The UAE-Indonesia experience shows that documented formalities do not always constitute the substance of bilateral relations. Indeed, there are examples of “comprehensive or strategic partnerships” that have gone stagnant.

The UAE is a classic example of a small country (small in terms of size of territory and population) punching above its weight in diplomatic relations with Indonesia, with a growing presence outside Jakarta – in West Java, Solo, East Kalimantan, Aceh and more regions to come. Foreign Minister Retno Marsudi agrees that the “UAE has become a strong partner for our national development”.

One lamentable quirk of Indonesia’s foreign policy is the tendency to produce a plethora of MoUs during bilateral visits but with few of these “intentions on paper” actually being executed. This is not so in the case of recent MoUs signed between Indonesia and the UAE. Most of them are being followed up on and carried out on the ground. It’s a clear instance of diplomacy that walks the talk.

Foreign Minister Retno told me, “I am so happy to see the progress of bilateral relations between Indonesia and UAE. We are able to build trust and strong relations, from trade to investment, from health to people-to-people contact.”

Nevertheless, the relationship is not without challenges. Indonesian exports to the UAE have dropped in recent years, and overall trade volume between the two countries has dipped. Indonesia is still struggling to make the UAE the gateway of Indonesian products to the Middle East and Africa.

Another challenge is how to convert the present bilateral uptick to foreign policy gains. Both Indonesia and the UAE, in their own ways, are consequential powers. Indonesia is a leading ASEAN country, a member of the Group of 20, a strong advocate for the Indo-Pacific, a country that boasts the world’s largest Muslim population and is pursuing an independent foreign policy. The UAE is an economic powerhouse, a close ally of the US, a champion of moderate Islam and inter-faith dialogue and a signatory to the Abraham Accords with Israel.
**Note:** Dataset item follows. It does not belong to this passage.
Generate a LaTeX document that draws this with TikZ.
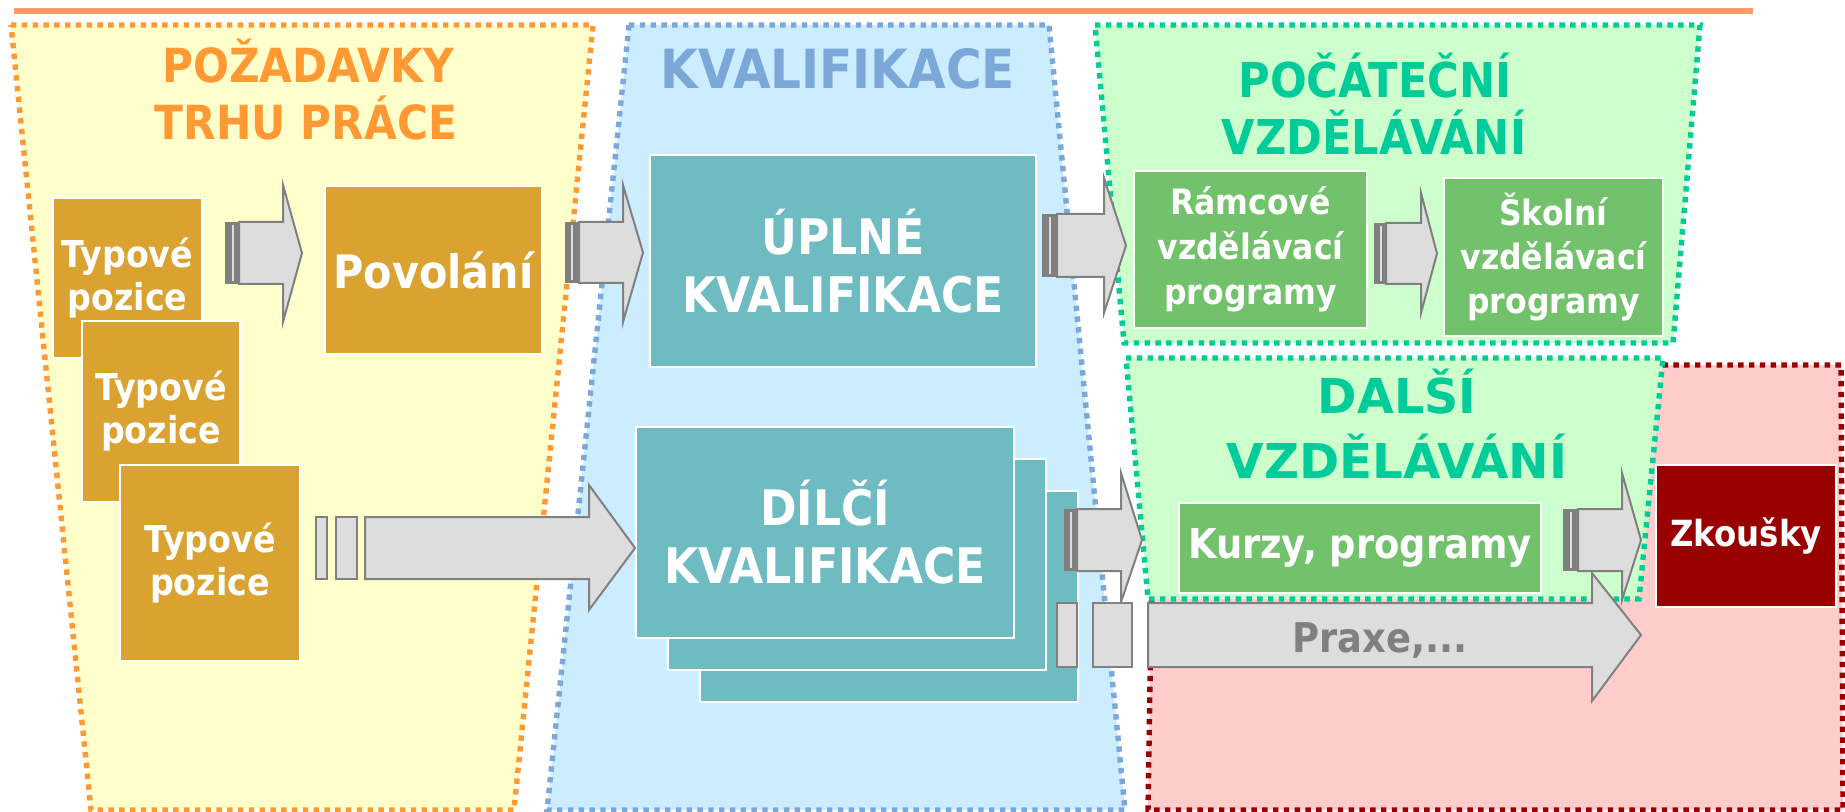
\documentclass[tikz,border=0pt]{standalone}
\usepackage{fontspec}
\usepackage{graphicx}
\setmainfont{DejaVu Sans}[FakeStretch=0.9]
\definecolor{topline}{HTML}{FF9A6A}
\definecolor{yelfill}{HTML}{FFFFCC}
\definecolor{yelline}{HTML}{FF9933}
\definecolor{bluefill}{HTML}{CCECFF}
\definecolor{blueline}{HTML}{7BA8D8}
\definecolor{grnfill}{HTML}{CCFFCC}
\definecolor{grnline}{HTML}{00CC99}
\definecolor{redfill}{HTML}{FFCCCC}
\definecolor{redline}{HTML}{990000}
\definecolor{gold}{HTML}{DAA331}
\definecolor{teal}{HTML}{6EBBC1}
\definecolor{leaf}{HTML}{72C16B}
\definecolor{arrfill}{HTML}{DDDDDD}
\definecolor{arrline}{HTML}{808080}
\tikzset{
  region/.style={line width=2.7pt, dash pattern=on 2.7pt off 2.7pt},
  boxbase/.style={draw=white, line width=0.8pt, inner sep=0pt, align=center, text=white},
  arr/.style={fill=arrfill, draw=arrline, line width=1pt, line join=miter},
  ttl/.style={anchor=base, inner sep=0pt},
}
\newcommand\bx[7]{\node[boxbase,#6, minimum width={((#4)-(#2))*0.5pt}, minimum height={((#5)-(#3))*0.5pt}] (#1) at ({((#2)+(#4))/2},{((#3)+(#5))/2}) {#7};}
\newcommand\tailbar[5]{\fill[arrline] (#1,#4) rectangle (#2,#5);
  \fill[arrfill] ({(#3)-0.9},{(#4)+3}) rectangle ({(#3)+0.9},{(#5)-3});}
\newcommand\barrow[7]{\draw[arr] (#1,#4) -- (#2,#4) -- (#2,#6) -- (#3,{((#4)+(#5))/2}) -- (#2,#7) -- (#2,#5) -- (#1,#5) -- cycle;}
\begin{document}
\begin{tikzpicture}[x=0.5pt,y=-0.5pt]
\useasboundingbox (0,0) rectangle (1845,812);
% top line
\draw[line width=3pt, topline] (14,11) -- (1753,11);
% regions
\path[region, draw=yelline, fill=yelfill] (11,25) -- (593,25) -- (514,810) -- (91,810) -- cycle;
\path[region, draw=blueline, fill=bluefill] (629,25) -- (1049,25) -- (1125,810) -- (547,810) -- cycle;
\path[region, draw=redline, fill=redfill] (1155,365) -- (1841,365) -- (1843,810) -- (1148,810) -- cycle;
\path[region, draw=grnline, fill=grnfill] (1095,25) -- (1700,25) -- (1673,343) -- (1124,343) -- cycle;
\path[region, draw=grnline, fill=grnfill] (1126,358) -- (1663,358) -- (1639,599) -- (1148,599) -- cycle;
% titles
\node[ttl, text=yelline, font=\bfseries\fontsize{23.5}{28}\selectfont] (t1a) at (308,83) {POŽADAVKY};
\node[ttl, text=yelline, font=\bfseries\fontsize{23.5}{28}\selectfont] (t1b) at (306,140) {TRHU PRÁCE};
\node[ttl, text=blueline, font=\bfseries\fontsize{27}{32}\selectfont] (t2) at (838,89) {KVALIFIKACE};
\node[ttl, text=grnline, font=\bfseries\fontsize{24}{28}\selectfont] (t3a) at (1375,98) {POČÁTEČNÍ};
\node[ttl, text=grnline, font=\bfseries\fontsize{24}{28}\selectfont] (t3b) at (1374,155) {VZDĚLÁVÁNÍ};
\node[ttl, text=grnline, font=\bfseries\fontsize{24}{28}\selectfont] (t4a) at (1397,413) {\scalebox{1.1}[1]{DALŠÍ}};
\node[ttl, text=grnline, font=\bfseries\fontsize{24}{28}\selectfont] (t4b) at (1397,478) {\scalebox{1.12}[1]{VZDĚLÁVÁNÍ}};
% boxes
\bx{typ1}{53}{198}{202}{358}{fill=gold, font=\bfseries\fontsize{18.5}{21.5}\selectfont}{Typové\\pozice}
\bx{typ2}{82}{321}{240}{502}{fill=gold, font=\bfseries\fontsize{18.5}{21.5}\selectfont}{Typové\\pozice}
\bx{typ3}{120}{465}{300}{661}{fill=gold, font=\bfseries\fontsize{18.5}{21.5}\selectfont}{Typové\\pozice}
\bx{pov}{325}{186}{542}{354}{fill=gold, font=\bfseries\fontsize{23}{28}\selectfont}{Povolání}
\bx{upl}{650}{155}{1036}{367}{fill=teal, font=\bfseries\fontsize{24.5}{29}\selectfont}{ÚPLNÉ\\KVALIFIKACE}
\bx{dil3}{700}{491}{1078}{702}{fill=teal}{}
\bx{dil2}{668}{459}{1046}{670}{fill=teal, font=\bfseries\fontsize{24.5}{29}\selectfont}{DÍLČÍ\\KVALIFIKACE}
\bx{dil1}{636}{427}{1014}{638}{fill=teal, font=\bfseries\fontsize{24.5}{29}\selectfont}{DÍLČÍ\\KVALIFIKACE}
\bx{ram}{1134}{171}{1367}{328}{fill=leaf, font=\bfseries\fontsize{17.5}{22.5}\selectfont}{Rámcové\\vzdělávací\\programy}
\bx{sko}{1444}{178}{1663}{336}{fill=leaf, font=\bfseries\fontsize{17.5}{22}\selectfont}{Školní\\vzdělávací\\programy}
\bx{kur}{1179}{503}{1541}{593}{fill=leaf, font=\bfseries\fontsize{20.5}{24}\selectfont}{Kurzy, programy}
\bx{zko}{1656}{465}{1836}{607}{fill=redline, font=\bfseries\fontsize{18}{22}\selectfont}{Zkoušky}
% arrows
\tailbar{225}{239}{233}{222}{284}
\barrow{239}{283}{302}{222}{284}{185}{322}
\tailbar{565}{579}{572}{222}{283}
\barrow{579}{623}{643}{222}{283}{185}{322}
\tailbar{1042}{1057}{1050}{214}{277}
\barrow{1057}{1104}{1126}{214}{277}{178}{313}
\tailbar{1374}{1386}{1381}{223}{284}
\barrow{1386}{1421}{1437}{223}{284}{193}{313}
\tailbar{1064}{1077}{1071}{509}{571}
\barrow{1077}{1121}{1142}{509}{571}{473}{602}
\tailbar{1563}{1578}{1571}{509}{571}
\barrow{1578}{1622}{1641}{509}{571}{473}{600}
\draw[arr] (316,517) rectangle (327,579);
\draw[arr] (336,517) rectangle (357,579);
\barrow{365}{589}{635}{517}{579}{485}{610}
\draw[arr] (1057,603) rectangle (1077,667);
\draw[arr] (1093,603) rectangle (1132,667);
\barrow{1148}{1592}{1641}{603}{667}{573}{701}
\node[ttl, text=arrline, font=\bfseries\fontsize{20.5}{24}\selectfont] (praxe) at (1380,652) {Praxe,...};
\end{tikzpicture}
\end{document}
On many issues, the positions of Jakarta and Abu Dhabi are aligned: multilateralism, climate change, vaccine equity, nonproliferation, antiradicalism and extremism, antiprotectionism, a rules-based world order, among others.

There is plenty of space for Jakarta and Abu Dhabi to upgrade foreign policy coordination, defense cooperation, intelligence sharing and diplomatic synergy.

Time is on their side. If Jakarta and Abu Dhabi can maintain their current momentum, it is probable they will do in a few more years what other pairs of partner countries will take a decade or two to realize.

 ***

The writer is former deputy foreign minister and founder and chairman of the Foreign Policy Community of Indonesia (FPCI).